GIVEN EXERCISE: Everything from the first line of the data below through the line that contains "import plotly.graph_objects as go" should be written out exactly, please, and nothing more; the pictures stay out.

-- BEGIN INFORMATION SUPPLIED --

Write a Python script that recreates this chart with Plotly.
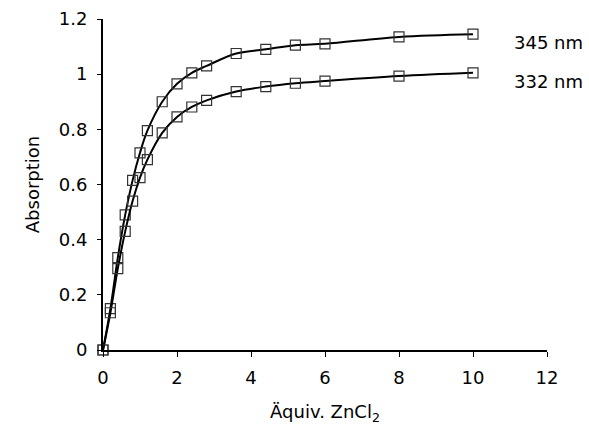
import plotly.graph_objects as go

equiv = [0, 0.2, 0.4, 0.6, 0.8, 1.0, 1.2, 1.6, 2.0, 2.4, 2.8, 3.6, 4.4, 5.2, 6.0, 8.0, 10.0]
abs_345 = [0.0, 0.15, 0.335, 0.49, 0.615, 0.715, 0.795, 0.90, 0.965, 1.005, 1.03, 1.075,
           1.09, 1.105, 1.11, 1.135, 1.145]
abs_332 = [0.0, 0.135, 0.295, 0.43, 0.54, 0.625, 0.69, 0.787, 0.845, 0.881, 0.905, 0.937,
           0.955, 0.967, 0.975, 0.993, 1.005]
series_labels = ["345 nm", "332 nm"]
x_ticks = [0, 2, 4, 6, 8, 10, 12]
y_ticks = [0, 0.2, 0.4, 0.6, 0.8, 1.0, 1.2]
y_ticktext = ["0", "0.2", "0.4", "0.6", "0.8", "1", "1.2"]

FONT = "DejaVu Sans, Arial, sans-serif"

fig = go.Figure()
for ys, name in [(abs_345, series_labels[0]), (abs_332, series_labels[1])]:
    fig.add_trace(go.Scatter(
        x=equiv, y=ys, name=name, mode="lines+markers",
        line=dict(color="black", width=2, shape="spline", smoothing=1.0),
        marker=dict(symbol="square-open", size=10, color="#333333", line=dict(width=1.2)),
        cliponaxis=False,
    ))
    fig.add_annotation(x=11.05, y=ys[-1] - 0.031, text=name, showarrow=False,
                       xanchor="left", yanchor="middle",
                       font=dict(family=FONT, size=18, color="black"))

fig.update_layout(
    width=589, height=425,
    margin=dict(l=103, r=42, t=19, b=75),
    paper_bgcolor="white", plot_bgcolor="white",
    showlegend=False,
    font=dict(family=FONT, size=18, color="black"),
)
fig.update_xaxes(
    range=[0, 12], tickvals=x_ticks, showgrid=False, zeroline=False, automargin=False,
    showline=True, linecolor="black", linewidth=2,
    ticks="outside", ticklen=5, tickcolor="black", ticklabelstandoff=5,
    title=dict(text="Äquiv. ZnCl<sub>2</sub>", standoff=20, font=dict(size=18)),
)
fig.update_yaxes(
    range=[0, 1.2], tickvals=y_ticks, ticktext=y_ticktext, showgrid=False, zeroline=False,
    automargin=False,
    showline=True, linecolor="black", linewidth=2,
    ticks="outside", ticklen=4, tickcolor="black", ticklabelstandoff=6,
    title=dict(text="Absorption", standoff=14, font=dict(size=18)),
)

# remove the default page margin so the figure fills the window exactly
fig.write_html(
    "out.html",
    config={"displayModeBar": False},
    post_script="document.body.style.margin='0';document.body.style.overflow='hidden';",
)
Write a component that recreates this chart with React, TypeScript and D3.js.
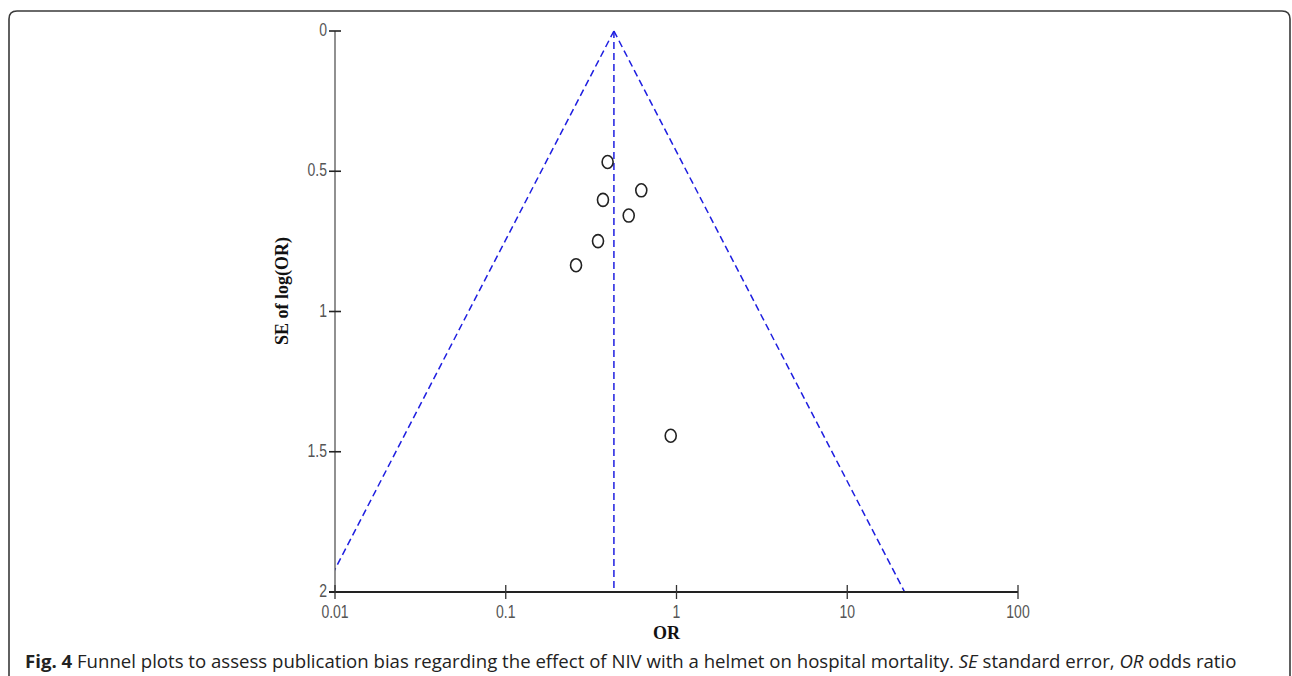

-- END INFORMATION SUPPLIED --

FINISHED TASK:
Write a Python script that recreates this chart with Plotly.
import plotly.graph_objects as go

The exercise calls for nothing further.